In November 2018 a worker, Graeme Edwards, was killed in a circuit breaker arcing incident at Yallourn.
ITK does factor in a lot of maintenance, across the entire black and brown coal sector in NSW and Victoria we allow broadly about $10 MWh as the annual maintenance capital cost of keeping the power stations going.
What about volume risk
It seems obvious that unlike Mt Piper, Yallourn will have a tough time ramping up and down on a daily basis. Victoria’s renewable energy target of 40% by 2025 and 50% by 2030 is expressed, we think, on a production basis and not consumption.
As such ITK’s expectation is that as wind and solar output steps up in Victoria, South Australia and Tasmania and including ongoing significant behind the meter increases, then the first plan will be to try to export more energy to NSW.
This is where transmission constraints and later the likely desire for NSW not to be overly dependent on imports may come into play. To the extent that exports are difficult brown coal will lose market share to wind and solar. The exact extent may depend on factors such as Tasmanian dam levels.
What we can say is that given ITK and industry consensus that Yallourn’s variable cost of production is, say, $15 MWh it is nearly as sensitive to volume loss as it is to price decline. $1 MWh in price is $10 m reduction in ebitda for Yallourn but its easier to see it as say a 30% reduction in either volume or price.
Price sensitivity is high but so is volume sensitivity due, as I say, to the high contribution margin (price less variable cost). We inflated coal and opex categories at 3% per year. High but that’s the business in ITK’s view.
Of course, if you really want to think about downside you can put both volume and price decline in. It’s far from impossible. ITK has allowed $50 m depreciation and we think maintenance capex will be at least that high. But it’s just a guess as there is no good publicly available information.
Volumes will hold up mostly but due to riskier exports to NSW
Figure 5 shows ITK’s current expectations for aggregate brown coal output. We presently estimate a fall on average to 3.9 GW in 2025 compared to 4.1 GW for FY19. That fall is in the mid morning through mid afternoon representing, solar output round the NEM.
We also show our present estimate of net exports in 2025. These are ITK’s Southern Region to NSW exports so from South Australia to NSW as well as Victoria. But they essentially represent coal generation exports as wind and solar in Victoria and even in South Australia can underbid brown coal forcing the coal North.
If there is a transmission or other issue then subject to AEMO reliability issues the reduced export capability will likely come at brown coal’s expense.

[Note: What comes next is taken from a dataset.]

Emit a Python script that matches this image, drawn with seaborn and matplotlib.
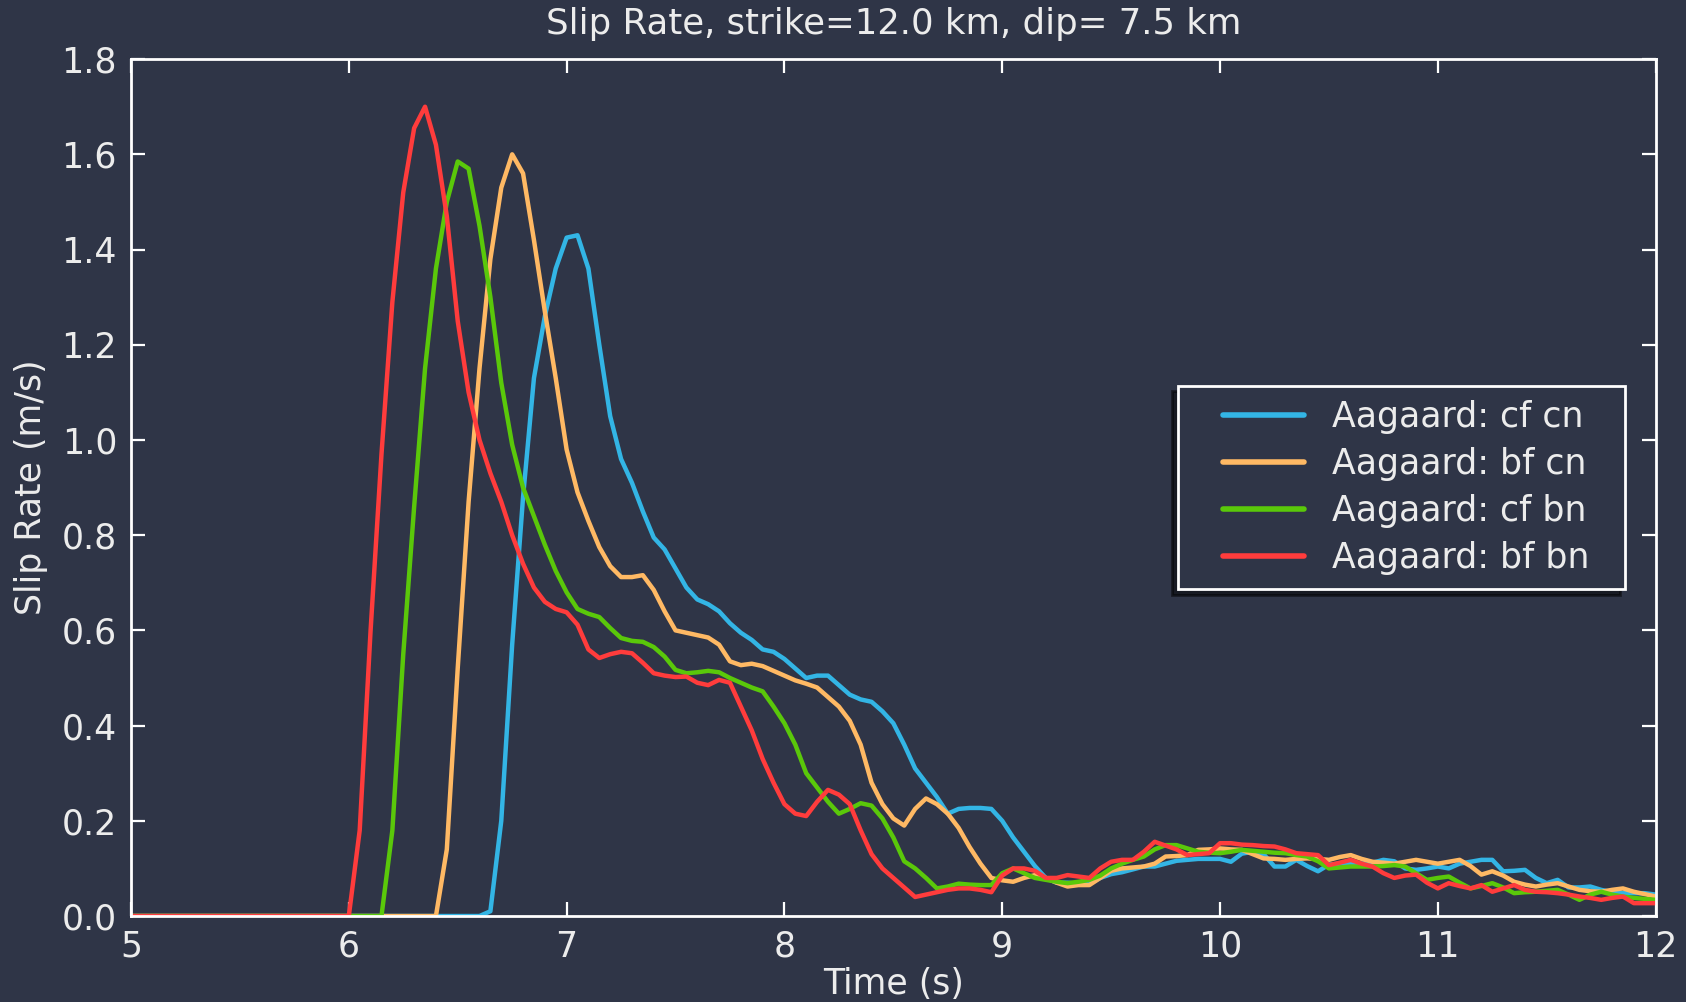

We see some kind of risk that either the SA-NSW interconnector is delayed, or that works around Snowy 2.0 and the ISP Stage 1 and 2 projects end up causing transmission issues during implementation. This shouldn’t happen but…

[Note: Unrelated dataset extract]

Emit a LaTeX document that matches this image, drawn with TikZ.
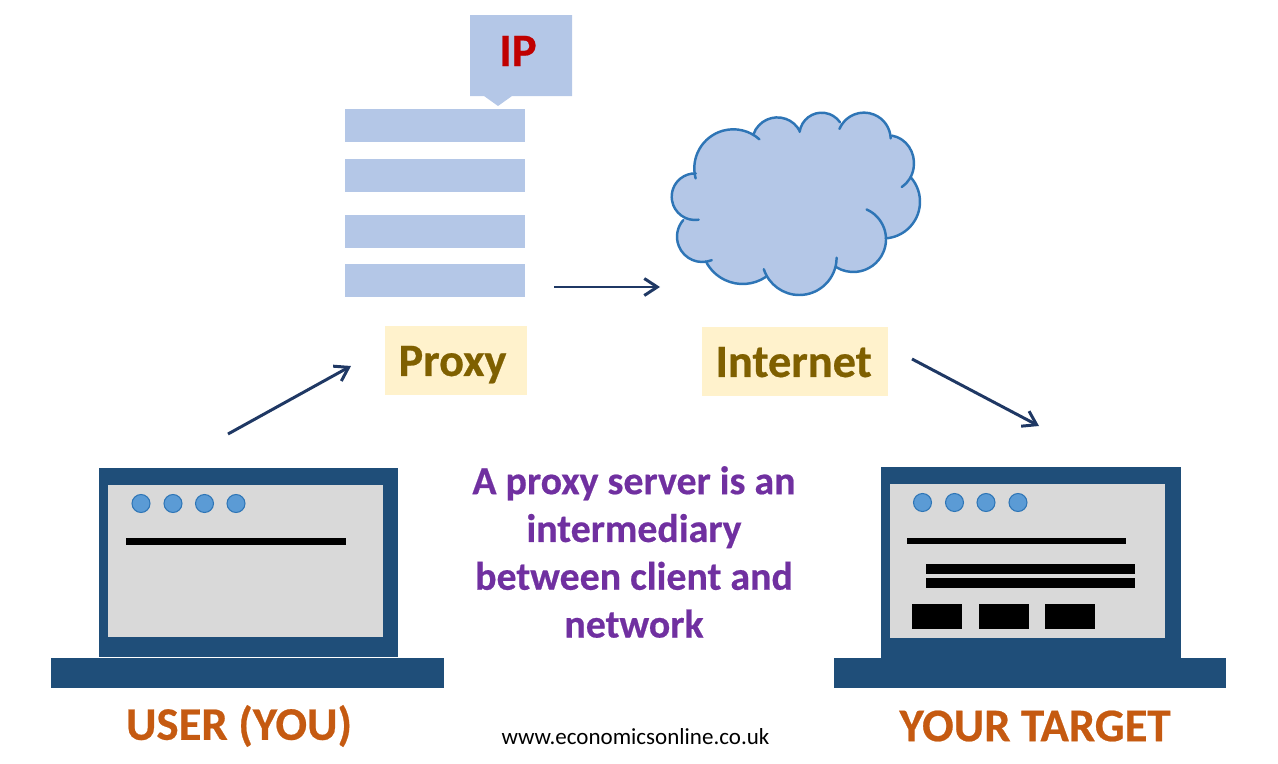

It’s also possible that black coal generation in NSW may compete for market share to limit exports although the higher fuel cost makes that an unwinnable battle as was proved long ago when the NEM was first introduced.
Optimistically assuming our forecast to be correct our guess is that much of the daily ramp requirement will indeed fall on Yallourn since LYA and LYB have 11%-14% better heat rates that translate to about $1 MWh cost advantage.
Coal’s share of Victorian production is down to 71% for the last 30 days in Victoria from 77% in the same period last year (PCP). Wind is up to 15% from 10%. Across the NEM wind and solar including rooftop is running at 15.5% of annualized NEM output. That’s virtually identical with the all time record set in March 2019 and will surely be exceeded this Summer by some distance.